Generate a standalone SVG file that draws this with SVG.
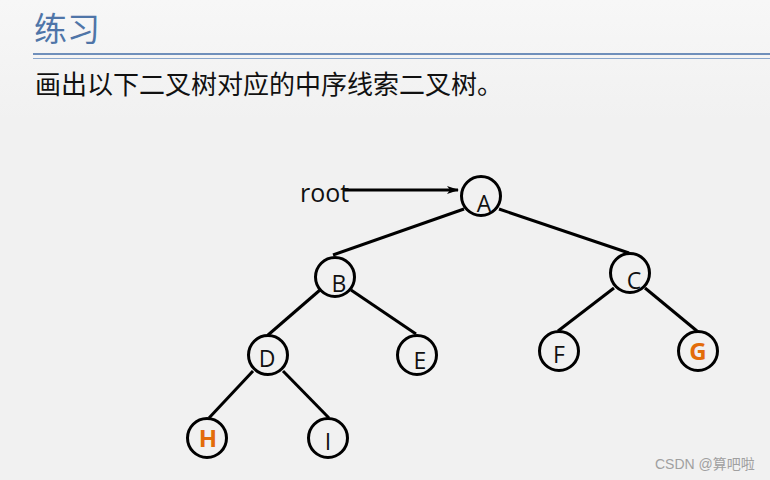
<svg xmlns="http://www.w3.org/2000/svg" width="770" height="480" viewBox="0 0 770 480">
<defs>
<linearGradient id="bg" x1="0" y1="0" x2="0" y2="1">
<stop offset="0" stop-color="#f7f7f7"/>
<stop offset="0.25" stop-color="#f1f1f1"/>
<stop offset="1" stop-color="#f1f1f1"/>
</linearGradient>
<marker id="arr" markerWidth="12" markerHeight="8" refX="11" refY="4" orient="auto" markerUnits="userSpaceOnUse">
<path d="M0,0 L12,4 L0,8 L3,4 Z" fill="#000"/>
</marker>
<style>
.n circle{fill:#f1f1f1;stroke:#000;stroke-width:3}
.n text{font-family:"Open Sans","Noto Sans",sans-serif;font-size:23px;fill:#111;text-anchor:middle}
.n text.o{fill:#e36c0a;font-weight:bold;font-size:24px}
#edges line{stroke:#000;stroke-width:3}
</style>
</defs>
<rect width="770" height="480" fill="url(#bg)"/>
<text x="34" y="41" font-family="'Noto Sans CJK SC',sans-serif" font-size="33" fill="#4f75a8">练习</text>
<line x1="33" y1="54" x2="770" y2="54" stroke="#6f8fbb" stroke-width="2"/>
<line x1="33" y1="58.5" x2="770" y2="58.5" stroke="#8aa6cc" stroke-width="1"/>
<text x="35" y="94" font-family="'Noto Sans CJK SC',sans-serif" font-size="26" fill="#111">画出以下二叉树对应的中序线索二叉树。</text>
<g id="edges">
<line x1="464" y1="209" x2="333" y2="255"/>
<line x1="499" y1="209" x2="629" y2="253"/>
<line x1="320" y1="290" x2="268" y2="335"/>
<line x1="351" y1="290" x2="416" y2="334"/>
<line x1="253" y1="371" x2="209" y2="418"/>
<line x1="283" y1="371" x2="329" y2="418"/>
<line x1="614" y1="288" x2="558" y2="331"/>
<line x1="645" y1="288" x2="697" y2="331"/>
<line x1="343" y1="190" x2="458" y2="190" stroke-width="2.5" marker-end="url(#arr)"/>
</g>
<text x="300" y="202" font-family="'Open Sans','Noto Sans',sans-serif" font-size="25" fill="#111">root</text>
<g id="A" class="n"><circle cx="481" cy="196" r="19.5"/><text x="484" y="212">A</text></g>
<g id="B" class="n"><circle cx="335" cy="277" r="19.5"/><text x="339" y="292">B</text></g>
<g id="C" class="n"><circle cx="630" cy="273" r="19.5"/><text x="634" y="289">C</text></g>
<g id="D" class="n"><circle cx="268" cy="355" r="19.5"/><text x="267" y="367">D</text></g>
<g id="E" class="n"><circle cx="417" cy="355" r="19.5"/><text x="420" y="369">E</text></g>
<g id="F" class="n"><circle cx="559" cy="351" r="19.5"/><text x="559" y="363">F</text></g>
<g id="G" class="n"><circle cx="698" cy="351" r="19.5"/><text class="o" x="698" y="360">G</text></g>
<g id="H" class="n"><circle cx="207" cy="438" r="19.5"/><text class="o" x="208" y="447">H</text></g>
<g id="I" class="n"><circle cx="328" cy="438" r="19.5"/><text x="328" y="450">I</text></g>
<text x="655" y="469" font-family="'Liberation Sans','Noto Sans CJK SC',sans-serif" font-size="14" fill="#a0a0a0">CSDN @算吧啦</text>
</svg>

To do ->
Set the pictures aside and transcribe the data above exactly.

Answer ->
Generate a standalone SVG file that draws this with SVG.
<svg xmlns="http://www.w3.org/2000/svg" width="770" height="480" viewBox="0 0 770 480">
<defs>
<linearGradient id="bg" x1="0" y1="0" x2="0" y2="1">
<stop offset="0" stop-color="#f7f7f7"/>
<stop offset="0.25" stop-color="#f1f1f1"/>
<stop offset="1" stop-color="#f1f1f1"/>
</linearGradient>
<marker id="arr" markerWidth="12" markerHeight="8" refX="11" refY="4" orient="auto" markerUnits="userSpaceOnUse">
<path d="M0,0 L12,4 L0,8 L3,4 Z" fill="#000"/>
</marker>
<style>
.n circle{fill:#f1f1f1;stroke:#000;stroke-width:3}
.n text{font-family:"Open Sans","Noto Sans",sans-serif;font-size:23px;fill:#111;text-anchor:middle}
.n text.o{fill:#e36c0a;font-weight:bold;font-size:24px}
#edges line{stroke:#000;stroke-width:3}
</style>
</defs>
<rect width="770" height="480" fill="url(#bg)"/>
<text x="34" y="41" font-family="'Noto Sans CJK SC',sans-serif" font-size="33" fill="#4f75a8">练习</text>
<line x1="33" y1="54" x2="770" y2="54" stroke="#6f8fbb" stroke-width="2"/>
<line x1="33" y1="58.5" x2="770" y2="58.5" stroke="#8aa6cc" stroke-width="1"/>
<text x="35" y="94" font-family="'Noto Sans CJK SC',sans-serif" font-size="26" fill="#111">画出以下二叉树对应的中序线索二叉树。</text>
<g id="edges">
<line x1="464" y1="209" x2="333" y2="255"/>
<line x1="499" y1="209" x2="629" y2="253"/>
<line x1="320" y1="290" x2="268" y2="335"/>
<line x1="351" y1="290" x2="416" y2="334"/>
<line x1="253" y1="371" x2="209" y2="418"/>
<line x1="283" y1="371" x2="329" y2="418"/>
<line x1="614" y1="288" x2="558" y2="331"/>
<line x1="645" y1="288" x2="697" y2="331"/>
<line x1="343" y1="190" x2="458" y2="190" stroke-width="2.5" marker-end="url(#arr)"/>
</g>
<text x="300" y="202" font-family="'Open Sans','Noto Sans',sans-serif" font-size="25" fill="#111">root</text>
<g id="A" class="n"><circle cx="481" cy="196" r="19.5"/><text x="484" y="212">A</text></g>
<g id="B" class="n"><circle cx="335" cy="277" r="19.5"/><text x="339" y="292">B</text></g>
<g id="C" class="n"><circle cx="630" cy="273" r="19.5"/><text x="634" y="289">C</text></g>
<g id="D" class="n"><circle cx="268" cy="355" r="19.5"/><text x="267" y="367">D</text></g>
<g id="E" class="n"><circle cx="417" cy="355" r="19.5"/><text x="420" y="369">E</text></g>
<g id="F" class="n"><circle cx="559" cy="351" r="19.5"/><text x="559" y="363">F</text></g>
<g id="G" class="n"><circle cx="698" cy="351" r="19.5"/><text class="o" x="698" y="360">G</text></g>
<g id="H" class="n"><circle cx="207" cy="438" r="19.5"/><text class="o" x="208" y="447">H</text></g>
<g id="I" class="n"><circle cx="328" cy="438" r="19.5"/><text x="328" y="450">I</text></g>
<text x="655" y="469" font-family="'Liberation Sans','Noto Sans CJK SC',sans-serif" font-size="14" fill="#a0a0a0">CSDN @算吧啦</text>
</svg>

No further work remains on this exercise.